— BEGIN Source material —
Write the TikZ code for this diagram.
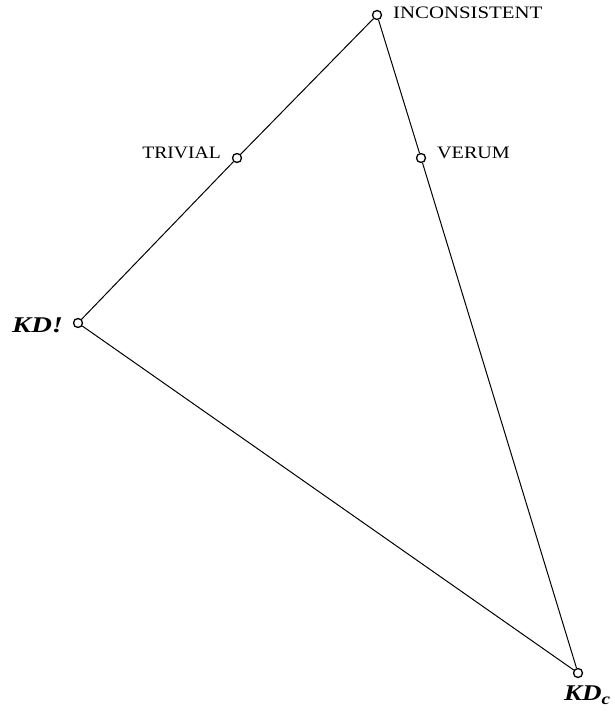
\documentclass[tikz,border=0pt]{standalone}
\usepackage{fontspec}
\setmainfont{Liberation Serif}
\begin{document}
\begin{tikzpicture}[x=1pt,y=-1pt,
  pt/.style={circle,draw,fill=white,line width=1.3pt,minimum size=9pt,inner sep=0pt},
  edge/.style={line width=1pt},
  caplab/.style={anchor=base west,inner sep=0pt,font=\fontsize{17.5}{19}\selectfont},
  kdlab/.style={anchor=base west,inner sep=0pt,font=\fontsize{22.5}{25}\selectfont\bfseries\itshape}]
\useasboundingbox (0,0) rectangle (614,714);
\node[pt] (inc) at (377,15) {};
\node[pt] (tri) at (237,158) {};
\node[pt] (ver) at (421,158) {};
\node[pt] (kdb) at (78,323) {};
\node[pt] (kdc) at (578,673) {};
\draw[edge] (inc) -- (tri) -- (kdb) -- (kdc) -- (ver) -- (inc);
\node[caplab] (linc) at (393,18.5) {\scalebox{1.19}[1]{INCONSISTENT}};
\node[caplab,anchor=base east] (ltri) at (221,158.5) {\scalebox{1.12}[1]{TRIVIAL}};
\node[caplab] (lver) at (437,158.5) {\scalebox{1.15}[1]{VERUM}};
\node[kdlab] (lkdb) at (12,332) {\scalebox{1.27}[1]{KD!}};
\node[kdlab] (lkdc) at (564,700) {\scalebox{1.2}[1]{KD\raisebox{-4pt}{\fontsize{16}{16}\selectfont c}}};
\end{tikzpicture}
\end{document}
— END Source material —
▶ **The request**
Repeat the material above verbatim, with no pictures in the output.

▶ **The response**
Write the TikZ code for this diagram.
\documentclass[tikz,border=0pt]{standalone}
\usepackage{fontspec}
\setmainfont{Liberation Serif}
\begin{document}
\begin{tikzpicture}[x=1pt,y=-1pt,
  pt/.style={circle,draw,fill=white,line width=1.3pt,minimum size=9pt,inner sep=0pt},
  edge/.style={line width=1pt},
  caplab/.style={anchor=base west,inner sep=0pt,font=\fontsize{17.5}{19}\selectfont},
  kdlab/.style={anchor=base west,inner sep=0pt,font=\fontsize{22.5}{25}\selectfont\bfseries\itshape}]
\useasboundingbox (0,0) rectangle (614,714);
\node[pt] (inc) at (377,15) {};
\node[pt] (tri) at (237,158) {};
\node[pt] (ver) at (421,158) {};
\node[pt] (kdb) at (78,323) {};
\node[pt] (kdc) at (578,673) {};
\draw[edge] (inc) -- (tri) -- (kdb) -- (kdc) -- (ver) -- (inc);
\node[caplab] (linc) at (393,18.5) {\scalebox{1.19}[1]{INCONSISTENT}};
\node[caplab,anchor=base east] (ltri) at (221,158.5) {\scalebox{1.12}[1]{TRIVIAL}};
\node[caplab] (lver) at (437,158.5) {\scalebox{1.15}[1]{VERUM}};
\node[kdlab] (lkdb) at (12,332) {\scalebox{1.27}[1]{KD!}};
\node[kdlab] (lkdc) at (564,700) {\scalebox{1.2}[1]{KD\raisebox{-4pt}{\fontsize{16}{16}\selectfont c}}};
\end{tikzpicture}
\end{document}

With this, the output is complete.